HTTP/3: Use Cases, Envoy Support, and Google’s Rollout

About

With HTTP/3 being supported by 70%+ of browsers (including Chrome, Firefox, and Edge), and the official spec being finalized in June 2022, now is the time that organizations are beginning a widespread rollout of this protocol to gain performance and reliability. As leaders in the implementation of the HTTP/3 spec, Google and the Envoy Proxy teams have been working on rolling this out for quite some time, and they have learned many lessons.

Episode guests

Alyssa Wilk

Senior Staff Software Engineer at Google

Alyssa Wilk, Senior Staff Software Engineer at Google, recently spoke with Daniel Bryant, Head of DevRel at Ambassador Labs. In a wide-ranging discussion that covered how HTTP/3 has been implemented over QUIC and UDP, the benefits and challenges offered by the new protocol, and the experience of Google publicly rolling out support for this protocol, a number of key themes emerged:

A number of key themes emerged:

  • HTTP/2 sped up HTTP/1 dramatically – but if you lose one packet on a connection, everything gets stalled until the packet is retransmitted.
  • This is a fundamental limitation of TCP, so HTTP/3 speeds up HTTP/2 even more by implementing the protocol on top of UDP.
  • The two big wins in HTTP/3 are the zero roundtrip handshake and improved congestion control.

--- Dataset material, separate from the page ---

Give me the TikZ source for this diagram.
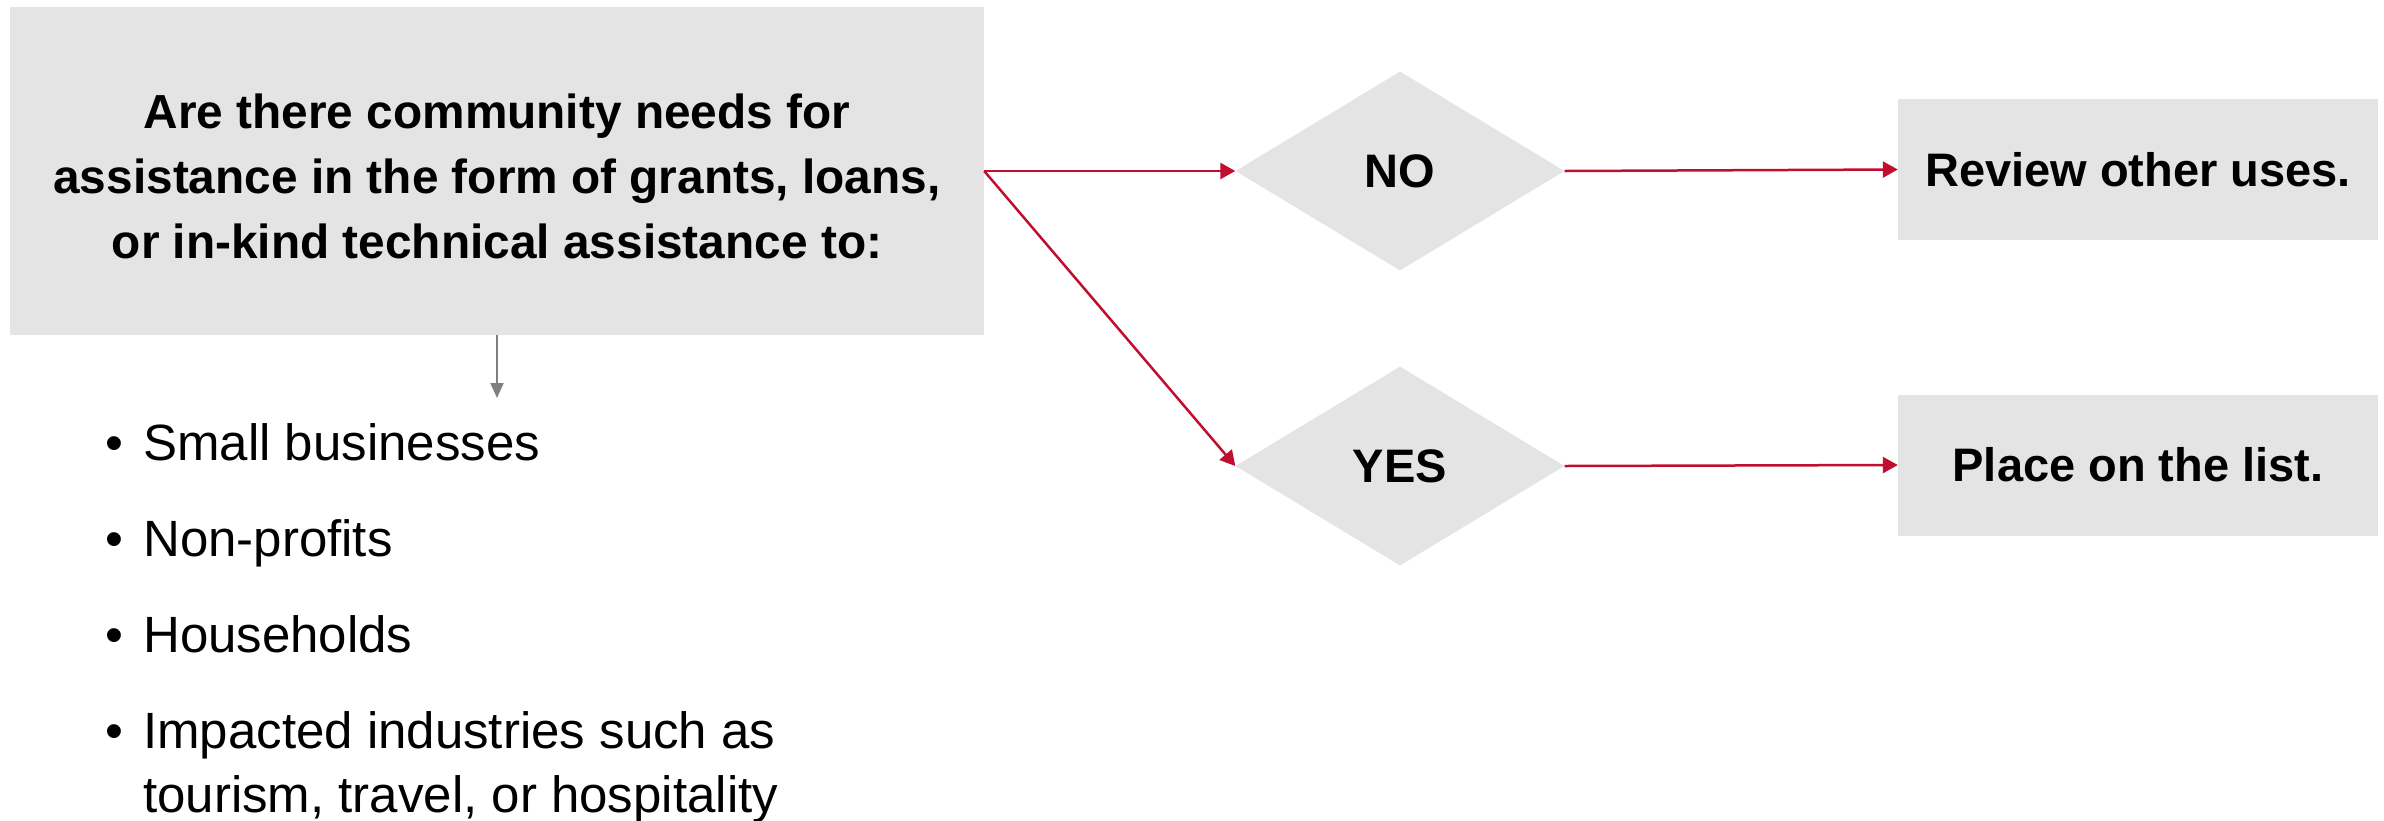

With the former, if you have already connected to the server previously you can bypass the three-way TCP handshake. With the latter, if you drop a packet, HTTP/3 will recover better and faster than HTTP/2.
  • Moreover, because HTTP/3 is implemented in user space, you get these performance benefits even if you haven’t updated (or can’t update) your operating system kernel.
  • Because there’s on average 2% packet loss on the Internet, HTTP/3 benefits virtually everyone.
  • End users who see even more benefit are those on lossier networks (e.g., emerging markets, mobile, IoT use cases) and those on old kernels (e.g., Windows users at large companies that don’t upgrade).
  • Adding HTTP/3 support to a proxy, ingress, or Edge Stack API gateway is non-trivial (unlike HTTP/2) as the protocol has very sophisticated congestion control and cryptography that needs to be implemented.